▸ **Requirement**: Please write out the lines of the data exactly, beginning with the first and ending with the line containing "from matplotlib.colors import to_rgb"; leave the pictures behind.

## Start Given material

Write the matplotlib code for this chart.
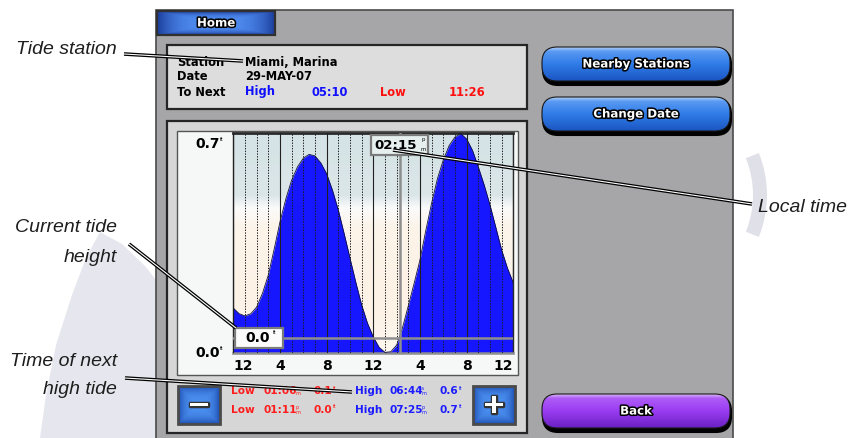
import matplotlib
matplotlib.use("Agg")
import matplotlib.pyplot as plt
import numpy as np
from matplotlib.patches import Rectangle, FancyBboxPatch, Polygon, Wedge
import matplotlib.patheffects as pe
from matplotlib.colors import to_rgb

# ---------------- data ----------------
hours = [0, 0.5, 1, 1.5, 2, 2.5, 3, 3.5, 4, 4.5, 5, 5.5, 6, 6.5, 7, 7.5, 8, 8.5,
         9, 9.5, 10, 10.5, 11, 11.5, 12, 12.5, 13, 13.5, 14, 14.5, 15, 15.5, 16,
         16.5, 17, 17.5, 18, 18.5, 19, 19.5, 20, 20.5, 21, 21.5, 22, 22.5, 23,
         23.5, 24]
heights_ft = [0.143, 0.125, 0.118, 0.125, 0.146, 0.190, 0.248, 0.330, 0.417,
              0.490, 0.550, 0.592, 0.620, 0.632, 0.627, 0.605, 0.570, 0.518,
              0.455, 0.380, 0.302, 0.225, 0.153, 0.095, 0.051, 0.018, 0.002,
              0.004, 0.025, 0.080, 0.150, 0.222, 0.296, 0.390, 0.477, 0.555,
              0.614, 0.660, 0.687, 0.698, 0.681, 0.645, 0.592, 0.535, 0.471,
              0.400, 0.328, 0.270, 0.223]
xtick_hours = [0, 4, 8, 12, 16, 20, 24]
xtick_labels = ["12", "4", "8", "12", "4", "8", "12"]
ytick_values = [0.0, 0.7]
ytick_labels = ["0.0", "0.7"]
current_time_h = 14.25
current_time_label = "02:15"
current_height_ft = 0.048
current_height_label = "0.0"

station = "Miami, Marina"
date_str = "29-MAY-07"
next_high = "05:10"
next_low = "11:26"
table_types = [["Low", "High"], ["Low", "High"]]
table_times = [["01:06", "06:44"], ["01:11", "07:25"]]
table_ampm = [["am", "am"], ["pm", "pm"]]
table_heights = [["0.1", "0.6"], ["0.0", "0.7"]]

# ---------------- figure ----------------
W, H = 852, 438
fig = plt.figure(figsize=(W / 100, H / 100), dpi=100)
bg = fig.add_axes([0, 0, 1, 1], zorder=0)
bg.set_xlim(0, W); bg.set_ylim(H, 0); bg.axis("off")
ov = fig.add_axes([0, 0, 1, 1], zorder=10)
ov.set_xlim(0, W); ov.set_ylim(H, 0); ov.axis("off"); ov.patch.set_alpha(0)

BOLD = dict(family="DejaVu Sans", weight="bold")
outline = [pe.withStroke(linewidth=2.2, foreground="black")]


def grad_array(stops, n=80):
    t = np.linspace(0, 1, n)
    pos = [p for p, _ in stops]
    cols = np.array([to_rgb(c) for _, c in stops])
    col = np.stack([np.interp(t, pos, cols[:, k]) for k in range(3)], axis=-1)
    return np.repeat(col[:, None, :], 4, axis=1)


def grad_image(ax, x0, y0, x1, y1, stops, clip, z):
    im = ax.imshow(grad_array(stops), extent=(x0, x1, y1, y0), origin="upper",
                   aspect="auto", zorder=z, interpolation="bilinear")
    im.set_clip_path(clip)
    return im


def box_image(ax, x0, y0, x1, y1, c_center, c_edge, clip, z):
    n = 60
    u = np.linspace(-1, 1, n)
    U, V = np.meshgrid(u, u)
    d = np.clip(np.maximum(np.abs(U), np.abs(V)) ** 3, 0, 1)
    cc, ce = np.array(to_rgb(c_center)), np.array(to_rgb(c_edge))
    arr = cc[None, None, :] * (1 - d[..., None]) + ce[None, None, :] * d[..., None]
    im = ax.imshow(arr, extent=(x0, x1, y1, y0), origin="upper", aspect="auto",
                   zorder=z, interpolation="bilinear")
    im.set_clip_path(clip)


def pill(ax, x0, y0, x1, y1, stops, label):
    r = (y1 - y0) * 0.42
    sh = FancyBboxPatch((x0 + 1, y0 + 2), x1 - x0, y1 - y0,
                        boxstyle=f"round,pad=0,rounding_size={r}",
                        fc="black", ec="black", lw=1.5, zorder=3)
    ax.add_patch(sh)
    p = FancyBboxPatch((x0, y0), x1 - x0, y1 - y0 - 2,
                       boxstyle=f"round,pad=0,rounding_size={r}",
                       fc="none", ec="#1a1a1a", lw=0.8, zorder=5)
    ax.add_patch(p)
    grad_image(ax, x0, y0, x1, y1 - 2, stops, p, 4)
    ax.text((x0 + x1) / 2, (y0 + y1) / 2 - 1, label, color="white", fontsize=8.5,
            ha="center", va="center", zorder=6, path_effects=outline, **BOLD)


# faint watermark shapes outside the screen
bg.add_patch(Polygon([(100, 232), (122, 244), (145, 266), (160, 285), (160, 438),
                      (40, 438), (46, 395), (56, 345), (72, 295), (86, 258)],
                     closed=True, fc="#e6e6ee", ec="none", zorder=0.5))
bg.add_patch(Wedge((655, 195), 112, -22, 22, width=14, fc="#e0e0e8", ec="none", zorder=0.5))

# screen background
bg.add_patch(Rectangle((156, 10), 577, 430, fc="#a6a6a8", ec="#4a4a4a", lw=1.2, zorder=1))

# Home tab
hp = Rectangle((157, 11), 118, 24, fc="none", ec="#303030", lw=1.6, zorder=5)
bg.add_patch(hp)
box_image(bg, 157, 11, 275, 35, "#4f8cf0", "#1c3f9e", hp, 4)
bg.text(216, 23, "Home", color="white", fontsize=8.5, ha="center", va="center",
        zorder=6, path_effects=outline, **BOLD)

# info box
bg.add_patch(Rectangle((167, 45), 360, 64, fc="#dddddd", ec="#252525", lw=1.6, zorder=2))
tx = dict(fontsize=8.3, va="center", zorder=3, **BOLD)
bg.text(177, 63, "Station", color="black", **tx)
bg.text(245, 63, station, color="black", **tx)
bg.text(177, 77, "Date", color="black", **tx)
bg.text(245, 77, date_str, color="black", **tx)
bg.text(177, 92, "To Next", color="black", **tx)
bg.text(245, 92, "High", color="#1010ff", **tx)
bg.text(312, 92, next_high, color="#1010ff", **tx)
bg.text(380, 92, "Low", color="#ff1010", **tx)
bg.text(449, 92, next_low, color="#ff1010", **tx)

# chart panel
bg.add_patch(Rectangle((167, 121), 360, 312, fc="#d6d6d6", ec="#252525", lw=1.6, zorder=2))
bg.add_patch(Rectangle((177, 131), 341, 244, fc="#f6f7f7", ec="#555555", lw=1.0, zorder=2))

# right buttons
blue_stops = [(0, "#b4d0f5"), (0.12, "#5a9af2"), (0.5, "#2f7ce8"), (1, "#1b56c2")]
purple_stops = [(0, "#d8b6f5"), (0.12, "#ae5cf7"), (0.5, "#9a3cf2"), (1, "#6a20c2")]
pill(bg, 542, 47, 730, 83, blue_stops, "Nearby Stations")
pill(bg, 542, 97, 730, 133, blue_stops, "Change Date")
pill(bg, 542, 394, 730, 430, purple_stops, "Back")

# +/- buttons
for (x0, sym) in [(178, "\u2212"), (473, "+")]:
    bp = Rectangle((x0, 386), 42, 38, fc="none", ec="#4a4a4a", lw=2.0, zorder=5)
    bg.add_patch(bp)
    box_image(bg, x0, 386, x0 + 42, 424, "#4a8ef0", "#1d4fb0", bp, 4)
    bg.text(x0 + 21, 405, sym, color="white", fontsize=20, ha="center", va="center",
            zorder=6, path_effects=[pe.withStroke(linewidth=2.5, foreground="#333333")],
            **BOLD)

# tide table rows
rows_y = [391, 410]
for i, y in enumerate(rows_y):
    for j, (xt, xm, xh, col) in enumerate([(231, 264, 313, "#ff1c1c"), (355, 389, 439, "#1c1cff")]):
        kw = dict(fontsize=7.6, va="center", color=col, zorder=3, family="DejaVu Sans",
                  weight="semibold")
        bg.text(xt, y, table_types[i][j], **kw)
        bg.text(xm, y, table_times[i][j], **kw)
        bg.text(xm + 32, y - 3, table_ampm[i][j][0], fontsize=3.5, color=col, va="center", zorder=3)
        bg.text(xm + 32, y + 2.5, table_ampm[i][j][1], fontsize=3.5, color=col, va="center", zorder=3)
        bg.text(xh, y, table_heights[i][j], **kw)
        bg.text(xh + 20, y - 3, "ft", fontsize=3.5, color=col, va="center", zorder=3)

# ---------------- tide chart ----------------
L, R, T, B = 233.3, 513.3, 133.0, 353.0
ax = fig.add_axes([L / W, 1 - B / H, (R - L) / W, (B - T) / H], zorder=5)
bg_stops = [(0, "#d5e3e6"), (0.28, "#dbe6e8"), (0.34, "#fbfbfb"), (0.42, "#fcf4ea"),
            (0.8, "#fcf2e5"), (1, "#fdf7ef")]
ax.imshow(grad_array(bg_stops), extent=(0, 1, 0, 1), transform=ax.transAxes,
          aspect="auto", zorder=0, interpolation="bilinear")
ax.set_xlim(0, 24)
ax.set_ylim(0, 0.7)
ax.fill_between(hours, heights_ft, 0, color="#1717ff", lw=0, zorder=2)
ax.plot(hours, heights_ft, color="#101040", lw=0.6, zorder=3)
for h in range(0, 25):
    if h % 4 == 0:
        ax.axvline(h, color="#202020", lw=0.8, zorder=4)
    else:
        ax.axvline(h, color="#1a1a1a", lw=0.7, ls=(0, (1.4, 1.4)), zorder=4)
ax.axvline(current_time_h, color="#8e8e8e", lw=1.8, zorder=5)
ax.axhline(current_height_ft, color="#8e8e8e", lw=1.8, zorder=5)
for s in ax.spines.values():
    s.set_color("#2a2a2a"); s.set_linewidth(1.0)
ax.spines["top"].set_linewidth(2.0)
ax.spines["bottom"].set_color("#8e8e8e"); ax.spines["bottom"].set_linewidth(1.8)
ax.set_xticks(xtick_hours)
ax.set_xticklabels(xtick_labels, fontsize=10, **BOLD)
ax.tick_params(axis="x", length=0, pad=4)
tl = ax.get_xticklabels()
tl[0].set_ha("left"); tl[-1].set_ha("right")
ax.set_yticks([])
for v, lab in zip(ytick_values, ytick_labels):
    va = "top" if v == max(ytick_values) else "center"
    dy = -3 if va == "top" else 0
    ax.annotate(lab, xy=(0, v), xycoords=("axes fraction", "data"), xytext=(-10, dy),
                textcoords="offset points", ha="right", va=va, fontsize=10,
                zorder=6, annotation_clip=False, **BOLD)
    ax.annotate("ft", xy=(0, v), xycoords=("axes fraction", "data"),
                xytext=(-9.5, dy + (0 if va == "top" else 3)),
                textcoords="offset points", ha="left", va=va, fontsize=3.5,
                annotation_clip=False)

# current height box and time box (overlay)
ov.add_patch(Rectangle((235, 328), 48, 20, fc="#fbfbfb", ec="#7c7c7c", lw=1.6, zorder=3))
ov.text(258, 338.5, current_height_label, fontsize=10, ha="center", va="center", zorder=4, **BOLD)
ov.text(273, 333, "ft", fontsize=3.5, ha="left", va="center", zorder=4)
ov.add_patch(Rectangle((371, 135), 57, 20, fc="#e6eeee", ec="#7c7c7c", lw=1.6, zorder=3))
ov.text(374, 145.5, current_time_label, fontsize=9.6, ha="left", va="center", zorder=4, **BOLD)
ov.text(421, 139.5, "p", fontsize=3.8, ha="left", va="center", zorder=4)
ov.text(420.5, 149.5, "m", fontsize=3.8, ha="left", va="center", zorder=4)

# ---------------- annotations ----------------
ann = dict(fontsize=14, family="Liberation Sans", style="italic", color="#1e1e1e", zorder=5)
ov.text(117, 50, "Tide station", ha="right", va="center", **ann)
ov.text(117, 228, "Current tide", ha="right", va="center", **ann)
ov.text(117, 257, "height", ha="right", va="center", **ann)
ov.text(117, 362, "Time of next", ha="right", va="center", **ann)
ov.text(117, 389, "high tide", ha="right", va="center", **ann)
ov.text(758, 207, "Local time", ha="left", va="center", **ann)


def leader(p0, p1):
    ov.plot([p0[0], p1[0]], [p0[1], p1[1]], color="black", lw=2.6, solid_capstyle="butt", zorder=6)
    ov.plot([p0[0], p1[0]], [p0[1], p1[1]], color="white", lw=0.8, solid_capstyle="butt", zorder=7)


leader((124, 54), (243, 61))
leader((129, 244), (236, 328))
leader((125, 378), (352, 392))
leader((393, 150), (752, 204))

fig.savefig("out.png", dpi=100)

## End Given material

▸ **Completed exercise**:
Write the matplotlib code for this chart.
import matplotlib
matplotlib.use("Agg")
import matplotlib.pyplot as plt
import numpy as np
from matplotlib.patches import Rectangle, FancyBboxPatch, Polygon, Wedge
import matplotlib.patheffects as pe
from matplotlib.colors import to_rgb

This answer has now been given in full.